Brenda, I don’t think it is unfair at all- a contest is a contest and the guidelines (rules) are usually clearly stated. However, wouldn’t it be better if instead there was a way for the books you enjoyed the most won, whether they obeyed all the rules or not? I just hate realizing I marked all my little boxes and the book where the voice really pulled me in didn’t do so well as another one that followed all the guidelines. Sure the second book technically did better by the contest standards, but (to me) it isn’t the better book.
And, I guess I resent being told the book I enjoyed the most isn’t as good because it didn’t come out on top when I am done checking the boxes.
It is the forest and trees thing. We are busy ticking off trees instead of enjoying our walk through the forest.
Of course you could do like I do, and make sure the one with voice and all the other elements is the one that gets all the points.
I think there are Two Rules.
1. Thou Shalt not Bore the Reader.
2. Thou Shalt not Confuse the Reader.
All the grammar and stuff fall under the second rule–grammar was invented to prevent confusion in communication. Hmm. Wonder if we can get a contest to use those two rules for the score sheet?
Some of these ‘rules’ I think exist simply because of contest problems.
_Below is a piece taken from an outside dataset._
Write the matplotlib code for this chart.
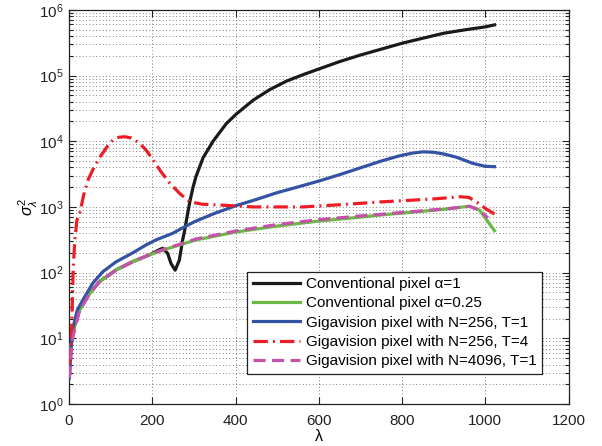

One book I’ve had uneven results with only uses the heroine’s POV in chapter one (what you can send to the contests). The hero’s POV shows up in chapter two and I am absolutely sure that readers of the book would be satisfied to wait that long to read his thoughts. However, some contest judges don’t seem to know how to judge him when they haven’t seen into his head — and thus they mark the manuscript down.
Some judging scoresheets are heavily weighted to sections on each character. If the hero doesn’t show up within the entry then all those ‘points’ which are set aside for the hero are lost, and the entry, no mattery how well it scores on everything else, will not do well.
I don’t think there’s a perfect answer to all this. Rather, I think it’s just something that entrants need to be aware of when they enter contests. I think they need to keep in mind the peculiarities of contest structure and not knee-jerk to changing their manuscripts because of contest judge comments.
Actually, I’ve come to the place where I prefer contests that offer no ‘comments’ from judges. I enter as a shot at getting more than a query in front of an editor or agent, not for feed-back. I have crit partners for feed-back, people who read the book as a whole and therefore are better equipped to make an assessment. Honestly, if I do get comments back from judges, I usually don’t even read them.
That may sound shocking, but the fact is that I don’t know who these judges are (they are usually anonymous these days). So, I have no way of knowing if the comments are coming from a multi-published best seller or from a novice who has yet to complete her first book. I have no way of knowing if this judges work is something I would admire, or something I would wall bang. Therefore, it’s difficult to derive real meaning and value from those comments. I find it better to just ignore them totally.
–June
I honestly think the RWA should have a national-level training and certification program for judges. I know for a fact that there are people judging contests who have written a couple of story outlines and a few pages of draft — and now they wanna be judges. Contests are major moneymakers for chapters, so I understand the temptation to proceed even when they’re struggling to find *anyone* who will agree to judge. I think it’d be better to cancel the contest (or at least some categories) than to go ahead with iffy judges. Idiotic feedback not only damages a contest’s reputation but also wastes the entrants’ time and money. Worse, some writers will be sent off on wild goose chases to fix things that weren’t broken.